Executing this code produces the error: "replacement has [x] rows, data has [y]". The root cause is that when we first attempt to assign values to df$valueBin, this column name does not exist in the data frame. R's data frame mechanism requires that a column must already exist before indexed assignment can be performed on it.
Solution 1: Pre-creating the Column
The most straightforward solution is to create the target column before performing conditional assignments:
# First create the new column
df$valueBin <- NA
# Then perform conditional assignments
df$valueBin[which(df$value <= 250)] <- "<=250"
df$valueBin[which(df$value > 250 & df$value <= 500)] <- "250-500"
df$valueBin[which(df$value > 500 & df$value <= 1000)] <- "500-1,000"
df$valueBin[which(df$value > 1000 & df$value <= 2000)] <- "1,000-2,000"
df$valueBin[which(df$value > 2000)] <- ">2,000"
While this approach resolves the error, it results in verbose code and requires multiple conditional checks, which may impact performance on large datasets.
Solution 2: Using the cut() Function (Recommended)
R provides the specialized cut() function for numerical binning, offering a more elegant and efficient solution:
# Use cut function for binning
df$valueBin <- cut(df$value,
breaks = c(-Inf, 250, 500, 1000, 2000, Inf),
labels = c('<=250', '250-500', '500-1,000', '1,000-2,000', '>2,000'))
# View results
head(df)
The cut() function works by dividing a numerical vector into intervals based on specified breakpoints. Parameter explanations:
breaks: Defines the boundary points for binning, using -Inf and Inf to ensure all values are includedlabels: Specifies label names for each interval
This method offers several advantages:
- Code Conciseness: Completes all binning operations in a single line of code
- Superior Performance: Implemented in C for high execution efficiency
- Error Avoidance: Automatically handles column creation and assignment
- High Flexibility: Easy to adjust bin boundaries and labels
In-depth Understanding of the cut() Function
To better master the cut() function, let's analyze its core parameters and characteristics in detail:
# Example: Detailed demonstration of cut function usage
set.seed(123)
sample_data <- data.frame(value = runif(10, 0, 3000))
# Basic usage
sample_data$bin <- cut(sample_data$value,
breaks = c(0, 250, 500, 1000, 2000, 3000),
labels = c('0-250', '251-500', '501-1000', '1001-2000', '2001-3000'),
include.lowest = TRUE)
print(sample_data)
The cut() function supports other important parameters:
include.lowest: Whether to include the interval containing the minimum valueright: Whether intervals are right-closed (default TRUE)dig.lab: Control over label precision
Error Debugging and Best Practices
When encountering such errors, follow these debugging steps:
- Check Column Existence: Use
names(df)to verify target column names - Validate Data Integrity: Check for NA values or anomalous data
- Step-by-Step Testing: Test code logic on small datasets first
- Utilize Built-in Functions: Prefer R's built-in functions like cut()

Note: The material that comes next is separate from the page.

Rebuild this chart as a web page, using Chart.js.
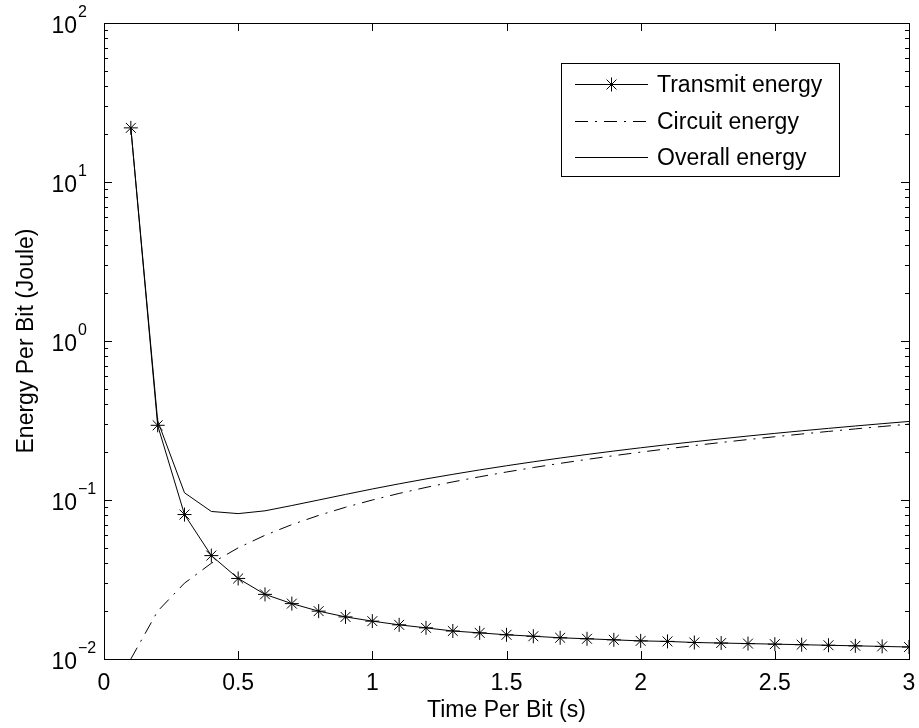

For complex binning requirements, consider these alternative approaches:
# Using dplyr's case_when function
library(dplyr)
df <- df %>%
mutate(valueBin = case_when(
value <= 250 ~ "<=250",
value > 250 & value <= 500 ~ "250-500",
value > 500 & value <= 1000 ~ "500-1,000",
value > 1000 & value <= 2000 ~ "1,000-2,000",
value > 2000 ~ ">2,000",
TRUE ~ NA_character_
))
Performance Comparison and Selection Recommendations
In practical applications, different methods exhibit varying performance characteristics:
- cut() Function: Most suitable for numerical binning, optimal performance
- Conditional Assignment: Appropriate for simple logic, but requires pre-creation of columns
- dplyr Method: Clear syntax, suitable for complex conditional logic
Choose the appropriate method based on specific scenarios. For pure numerical binning, the cut() function is the best choice; for conditional assignments involving multiple variables and complex logic, consider using the dplyr package.
Conclusion
The "replacement has [x] rows, data has [y]" error is a common issue in R data manipulation, fundamentally caused by indexed assignment to non-existent columns. This error can be effectively avoided by pre-creating target columns or using the specialized cut() function. The cut() function not only resolves the technical problem but also provides a more elegant and efficient solution for numerical binning. Mastering these methods will significantly improve the efficiency and code quality of R data processing tasks.